Printed in the Journals of Each Provincial Congress , 109–110.


The committee reported the next afternoon. Its report appears in Journals of Each Provincial Congress , 110, and in various newspapers. The report warned the population that “our implacable enemies are unremitting in their endeavors, by fraud and artifice as well as by open force, to subjugate this people.” Therefore citizens should “be ready to oppose, with firmness and resolution, at the utmost hazard, every attempt for that purpose.”

From David Cobb
Cobb, David RTP
Taunton April 4th 1775 Dear Sir,

The Bearer hereof, Mr. Bishop of Attleborô,1 is come to the Congress with a request of the Committees of Inspection for the County, relative to an Order which has been sent to Brightman, Terry, Crane, Ezra Richmond Esqrs. & Coll. Bowers, from Genll. Gage, to provide for two hundred of his Majesties Troops, which are hourly expected (Coll. Bowers was the person that inform’d us of it) & likewise respecting Coll. Gilbert’s behaivour, which has so irritated the County that they wou’d be glad of the Congress’s advice to take him & convey him to some secure place on the Continent where he’ll give us less trouble than he does now.
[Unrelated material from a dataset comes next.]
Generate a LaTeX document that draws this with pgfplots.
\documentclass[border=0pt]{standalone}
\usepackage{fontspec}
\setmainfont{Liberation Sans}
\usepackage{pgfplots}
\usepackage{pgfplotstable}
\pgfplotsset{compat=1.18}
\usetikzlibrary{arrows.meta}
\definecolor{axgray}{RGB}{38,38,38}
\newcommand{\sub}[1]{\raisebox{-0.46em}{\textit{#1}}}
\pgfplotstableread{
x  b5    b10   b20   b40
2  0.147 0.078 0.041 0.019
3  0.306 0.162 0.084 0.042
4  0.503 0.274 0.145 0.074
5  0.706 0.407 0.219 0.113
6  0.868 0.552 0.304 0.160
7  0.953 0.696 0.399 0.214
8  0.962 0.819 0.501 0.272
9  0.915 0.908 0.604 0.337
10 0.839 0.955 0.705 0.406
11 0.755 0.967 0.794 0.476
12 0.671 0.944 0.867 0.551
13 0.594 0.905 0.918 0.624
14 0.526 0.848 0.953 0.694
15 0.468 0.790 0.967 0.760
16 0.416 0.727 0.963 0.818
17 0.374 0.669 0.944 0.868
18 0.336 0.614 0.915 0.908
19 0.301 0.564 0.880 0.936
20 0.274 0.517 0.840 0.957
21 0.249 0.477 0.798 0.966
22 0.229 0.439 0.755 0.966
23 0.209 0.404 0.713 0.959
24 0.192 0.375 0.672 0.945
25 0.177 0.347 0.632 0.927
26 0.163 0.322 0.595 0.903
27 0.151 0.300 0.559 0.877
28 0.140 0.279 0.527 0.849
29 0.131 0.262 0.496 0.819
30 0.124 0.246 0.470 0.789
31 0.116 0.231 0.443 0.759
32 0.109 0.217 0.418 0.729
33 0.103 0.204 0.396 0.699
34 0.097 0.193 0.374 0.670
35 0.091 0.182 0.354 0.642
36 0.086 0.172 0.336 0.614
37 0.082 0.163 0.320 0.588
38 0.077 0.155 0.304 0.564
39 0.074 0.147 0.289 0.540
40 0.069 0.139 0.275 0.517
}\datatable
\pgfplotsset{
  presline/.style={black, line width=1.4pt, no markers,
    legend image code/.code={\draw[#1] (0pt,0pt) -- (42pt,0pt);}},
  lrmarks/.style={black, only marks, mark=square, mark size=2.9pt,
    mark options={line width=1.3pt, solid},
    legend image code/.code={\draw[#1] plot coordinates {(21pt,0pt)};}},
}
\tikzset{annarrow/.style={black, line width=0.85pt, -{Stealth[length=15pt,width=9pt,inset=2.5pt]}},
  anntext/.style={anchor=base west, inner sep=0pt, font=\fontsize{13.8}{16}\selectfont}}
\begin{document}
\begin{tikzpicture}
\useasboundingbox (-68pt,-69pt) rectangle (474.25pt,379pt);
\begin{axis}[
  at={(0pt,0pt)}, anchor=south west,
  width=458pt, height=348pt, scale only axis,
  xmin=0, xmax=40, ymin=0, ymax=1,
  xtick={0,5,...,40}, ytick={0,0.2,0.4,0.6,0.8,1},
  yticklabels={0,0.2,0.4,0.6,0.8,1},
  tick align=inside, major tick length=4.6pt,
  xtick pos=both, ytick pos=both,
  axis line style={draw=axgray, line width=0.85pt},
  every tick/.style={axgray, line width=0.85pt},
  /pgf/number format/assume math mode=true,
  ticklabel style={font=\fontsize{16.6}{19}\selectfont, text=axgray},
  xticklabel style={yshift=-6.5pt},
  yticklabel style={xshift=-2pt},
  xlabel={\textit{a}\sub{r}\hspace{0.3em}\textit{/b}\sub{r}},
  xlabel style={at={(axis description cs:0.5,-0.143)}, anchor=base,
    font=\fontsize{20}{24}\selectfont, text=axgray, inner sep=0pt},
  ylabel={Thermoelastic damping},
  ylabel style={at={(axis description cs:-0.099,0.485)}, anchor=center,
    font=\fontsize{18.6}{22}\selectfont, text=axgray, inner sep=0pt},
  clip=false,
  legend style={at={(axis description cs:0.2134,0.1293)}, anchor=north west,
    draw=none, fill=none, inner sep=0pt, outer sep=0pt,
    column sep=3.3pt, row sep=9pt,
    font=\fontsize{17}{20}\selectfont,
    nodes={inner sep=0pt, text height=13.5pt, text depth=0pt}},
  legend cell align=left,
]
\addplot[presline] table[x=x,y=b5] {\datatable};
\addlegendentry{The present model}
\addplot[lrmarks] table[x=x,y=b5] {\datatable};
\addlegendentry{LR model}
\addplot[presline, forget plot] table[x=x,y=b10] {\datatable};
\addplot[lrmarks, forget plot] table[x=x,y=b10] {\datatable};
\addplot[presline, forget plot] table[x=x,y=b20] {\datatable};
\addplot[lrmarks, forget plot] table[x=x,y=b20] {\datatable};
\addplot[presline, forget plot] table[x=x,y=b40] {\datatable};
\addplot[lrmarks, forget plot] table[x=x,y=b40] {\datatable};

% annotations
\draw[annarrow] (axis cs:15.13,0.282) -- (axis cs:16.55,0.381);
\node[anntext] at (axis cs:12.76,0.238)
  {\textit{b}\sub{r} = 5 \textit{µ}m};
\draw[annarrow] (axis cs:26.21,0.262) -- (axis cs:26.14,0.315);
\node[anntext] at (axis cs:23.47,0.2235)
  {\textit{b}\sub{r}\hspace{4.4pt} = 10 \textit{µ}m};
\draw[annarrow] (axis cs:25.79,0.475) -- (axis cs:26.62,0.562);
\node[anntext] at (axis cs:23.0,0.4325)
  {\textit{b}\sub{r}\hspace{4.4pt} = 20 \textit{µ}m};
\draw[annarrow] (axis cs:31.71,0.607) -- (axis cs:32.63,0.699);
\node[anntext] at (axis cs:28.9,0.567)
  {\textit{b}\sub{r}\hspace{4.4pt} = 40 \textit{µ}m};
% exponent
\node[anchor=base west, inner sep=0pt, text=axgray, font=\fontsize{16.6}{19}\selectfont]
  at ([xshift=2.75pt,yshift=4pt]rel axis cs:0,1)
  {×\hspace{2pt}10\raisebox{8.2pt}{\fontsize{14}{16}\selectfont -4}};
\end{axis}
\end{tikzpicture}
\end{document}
There are a Number of perticulars relative to Gilbert’s conduct, which I have not time to relate, that deserve notice.2

We suppose the reason why the Troops are sent to Freetown is a Tarring & Feathering which was given to two of Gilbert’s Company in Dighton sometime last week, by a Number of hot headed fellows. Gilbert in consequence of it, wrote to Genll. Gage last Fryday & the Order to the Justices was return’d on Saturday. You’ll use your influence 39to forward the Bearer with an answer from the Congress as soon as possible as we are in waiting, & return me an answer of what you are doing, if agreeable. Your Family & Friends are well. I am, in haste, Your sincere Friend

David Cobb

12 o’Clock at night at Mr. Harlow’s

RC ; addressed: “To Robt. Treat Paine Esqr. At Concord”; endorsed.
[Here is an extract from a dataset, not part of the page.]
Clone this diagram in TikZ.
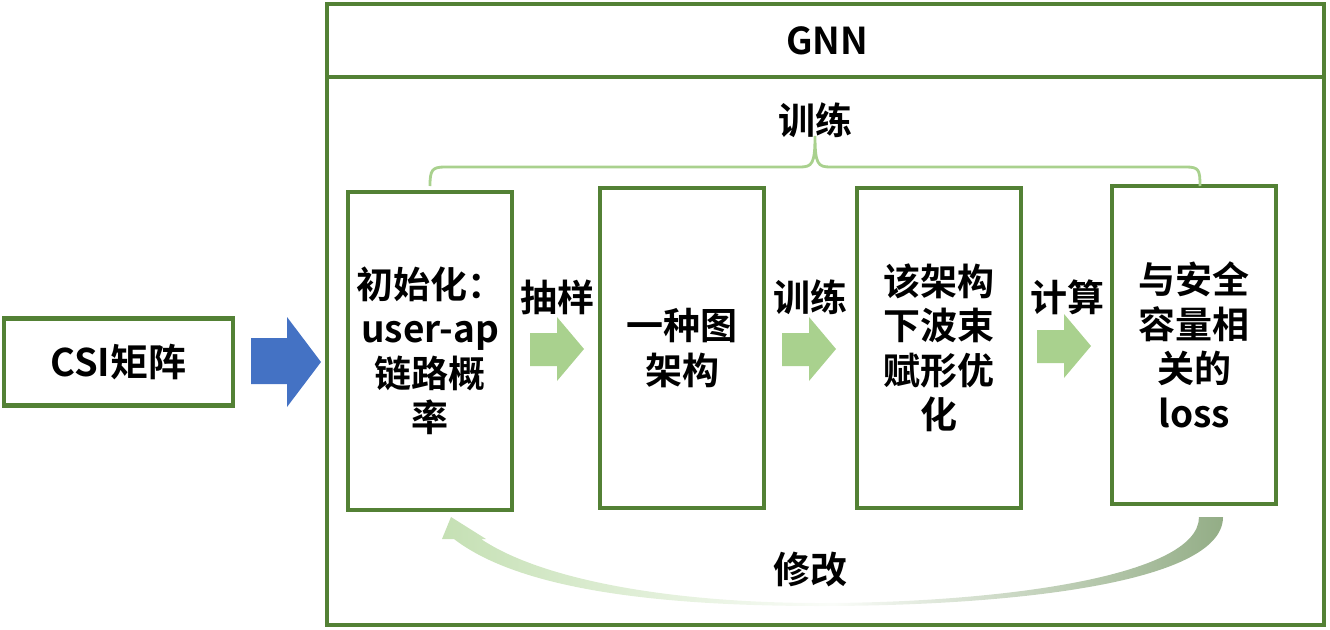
\documentclass[tikz,border=0pt]{standalone}
\usepackage{fontspec}
\setmainfont{Noto Sans CJK SC}[BoldFont={Noto Sans CJK SC Bold}]
\definecolor{dgreen}{HTML}{538135}
\definecolor{lgreen}{HTML}{A9D18E}
\definecolor{bblue}{HTML}{4472C4}
\definecolor{cleft}{HTML}{C5E0B4}
\definecolor{cright}{HTML}{93AD86}
\tikzset{
  gbox/.style={draw=dgreen, line width=4.5pt, fill=white, inner sep=0pt, align=center,
     font=\fontsize{37}{44.5}\selectfont\bfseries},
  lbl/.style={inner sep=0pt, font=\fontsize{37}{40}\selectfont\bfseries},
  blockarrow/.style={fill=lgreen, draw=none},
}
\begin{document}
\begin{tikzpicture}[x=1pt,y=-1pt]
\useasboundingbox (0,0) rectangle (1330,629);
% GNN frame
\node[draw=dgreen, line width=4.5pt, minimum width=997pt, minimum height=621pt, inner sep=0pt] (gnn) at (825.5,314.5) {};
\coordinate (hl) at (327,77);
\coordinate (hr) at (1324,77);
\draw[dgreen, line width=4.5pt] (hl) -- (hr);
\node[lbl] (gnnt) at (827,41) {GNN};
% CSI
\node[gbox, minimum width=229pt, minimum height=87pt, font=\fontsize{38}{44.5}\selectfont\bfseries] (csi) at (118.5,362) {CSI矩阵};
\fill[bblue] (251,338) -- (287,338) -- (287,317) -- (321,362) -- (287,407) -- (287,384) -- (251,384) -- cycle;
% boxes
\node[gbox, minimum width=164pt, minimum height=318pt] (b1) at (430,351) {初始化：\\user-ap\\链路概\\率};
\node[gbox, minimum width=164pt, minimum height=320pt] (b2) at (682,348) {一种图\\架构};
\node[gbox, minimum width=164pt, minimum height=320pt] (b3) at (939,348) {该架构\\下波束\\赋形优\\化};
\node[gbox, minimum width=164pt, minimum height=318pt] (b4) at (1194,345) {与安全\\容量相\\关的\\loss};
% small arrows
\foreach \x/\y in {530/349, 782/349, 1037/346}{
  \fill[blockarrow] (\x,\y-16) -- (\x+27,\y-16) -- (\x+27,\y-32) -- (\x+54,\y) -- (\x+27,\y+32) -- (\x+27,\y+17) -- (\x,\y+17) -- cycle;
}
\node[lbl] (l1) at (557,297) {抽样};
\node[lbl] (l2) at (810,297) {训练};
\node[lbl] (l3) at (1067,297) {计算};
% brace
\node[lbl] (train) at (815,120) {训练};
\draw[lgreen, line width=2.8pt] (430,186) .. controls (430,170) and (432,167) .. (445,167) -- (800,167) .. controls (812,167) and (815,164) .. (815,136)
  .. controls (815,164) and (818,167) .. (830,167) -- (1186,167) .. controls (1199,167) and (1200,170) .. (1200,186);
% curved arrow
\shade[left color=cleft, right color=cright, middle color=white!92!cleft]
  (1223,517) .. controls (1223,585) and (1000,606) .. (820,606) .. controls (660,606) and (520,590) .. (454,539)
  -- (442,539) -- (451,517) -- (486,539) -- (481,539)
  .. controls (545,582) and (680,603) .. (820,603) .. controls (990,603) and (1199,578) .. (1199,517) -- cycle;
\node[lbl] (mod) at (810,570) {修改};
\end{tikzpicture}
\end{document}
Unidentified. There were three men of the Bishop family listed in the 1771 tax list for Attleborough—Elkanah, Nathaniel, and Zephaniah (Pruitt, Massachusetts Tax Valuation List of 1771, 552).


Col. Thomas Gilbert (1715–1797) of Freetown, Mass., had served as a colonel in the provincial forces during the Crown Point Expedition and later represented his town in the General Court. His actions in the legislature, such as voting against the creation of committees of correspondence and against the impeachment of Judge Peter Oliver, placed him well outside the radical activities then underway and allied him with the Crown establishment. At the request of General Gage, Gilbert in 1774 raised a body of 300 loyalists in Bristol County to support the administration. In March 1775 he wrote to Capt. James Wallace, R.N., of the Rose, asking for naval support if a retreat were forced upon those men who were serving “in the King’s name.” On Apr. 6, the Provincial Congress pronounced Gilbert “an inveterate enemy to his country, to reason, justice, and the common rights of mankind; and therefore, whoever has knowingly espoused his cause, or taken up arms for its support, does, in common with himself, deserve to be instantly cut off from the benefit of commerce with, or countenance of, any friend of virtue, America, or the human race.” A few days later, RTP noted in his diary that in Taunton he “found a large party had been after Col. Gilbert & had brought off some of his men, taken their Guns &c wch. Gen’ral Gage had sent them.” Locals continued “bringing in & reclaiming Gilberts Guns & have had great Success” (RTP, Diary, Apr. 10, 15, 1775. A longer account appears in The Boston Evening Post, Apr. 17, 1775). Gilbert sought refuge aboard the Rose, which took him to Boston, where he remained until the general evacuation in March 1776. He thereafter lived in Nova Scotia ( Journals of Each Provincial Congress , 130–131; Sabine, American Loyalists, 1:470–471).